Steve Mueller: Yes, I did answer the part about the mix. We really don’t have a good handle because that’s kind of dynamic of exactly how much. Certainly in the second quarter you’re going to see more on the shallow and far east than you did last year at any point in time. But how that compares to the first quarter, it’ll be down a little bit, but is it down 10% or 20%, I don’t know. We’ll just have to -- but there’s a little bit of difference between the quarters.
Now, I forgot the other part of your question?
Jason Gammel: Just from a tactical standpoint what led you to bring on so many wells in those lower productivity areas?
Steve Mueller: Oh, it really had -- we started moving rigs that direction late last year because, number one, we had to capture some acreage. But, number two, we wanted to learn more about how we apply some of our current production fracing techniques and see how much better wells we could get.
And consistently in the shallow and far east areas, we’re getting better wells than we had in previous quarters or previous times we’ve been out there. And that was key to us to learn that now, and also then set us up so we can go out there and do some of those down spacing tests. You’ve got to have some wells out there that have a history on them that are your type wells that you compare against, and we needed to get a recent type well in those areas, and then we’ll move out there and do some of that testing.
So part of it had to do with getting ready to do down spacing. Part of it had to do with making sure our techniques we’re using could actually get better wells. And part of it had to do with acreage capture.
Jason Gammel: That’s very helpful. Thanks, Steve.
Operator: Thank you. Our next question is coming from Brian Kuzma with George Weiss.

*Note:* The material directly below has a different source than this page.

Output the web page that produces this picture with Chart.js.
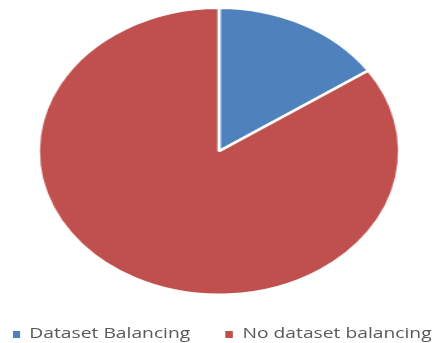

Brian Kuzma: Hey, good morning, guys.
Steve Mueller: Good morning.
Greg Kerley: Good morning.
Brian Kuzma: I just wanted to make sure I understood, so you -- the difference on the 30-day rates from fourth quarter to first quarter, that’s mostly due to the mix, that’s not due to the green completion?
Steve Mueller: There’s a little bit of green completion in the IP, but the biggest portion of the IP is mix, yes.
Brian Kuzma: Okay, and I know you don’t know exactly what you guys are going to drill this year, but like of your 900,000 acres you say 125 are kind of in the Arkoma Fairway. How does the rest split out between, you know, like core, northern and eastern, roughly?
Steve Mueller: And on the far western side we’ve got about 150,000 acres that’s federal unit. That federal unit, there’s a couple of wells we drilled a few years ago, there’s a private piece of land in the federal unit that we can get on to, but there’s only a couple of wells that are in that federal unit. We’ll drill a couple more wells this year, but there’s 156,000 acres there.
When you look off to the far east, there’s -- I’m trying to think about how many sections -- but there’s a couple hundred sections that we need to get first well on a section on, and each section is 640 acres. So that’s what’s going to be happening over really the next year-and-a-half to two years, far east and some of the southern acreage portions of it.
And then as you mention, there’s that 125,000 acres that’s already held by production with our conventional Arkoma. That 125,000 acres has only a couple of Fayetteville Shale wells on it, and that’ll -- we’ll get to that once we get all the acreage captured and we can start work in that direction.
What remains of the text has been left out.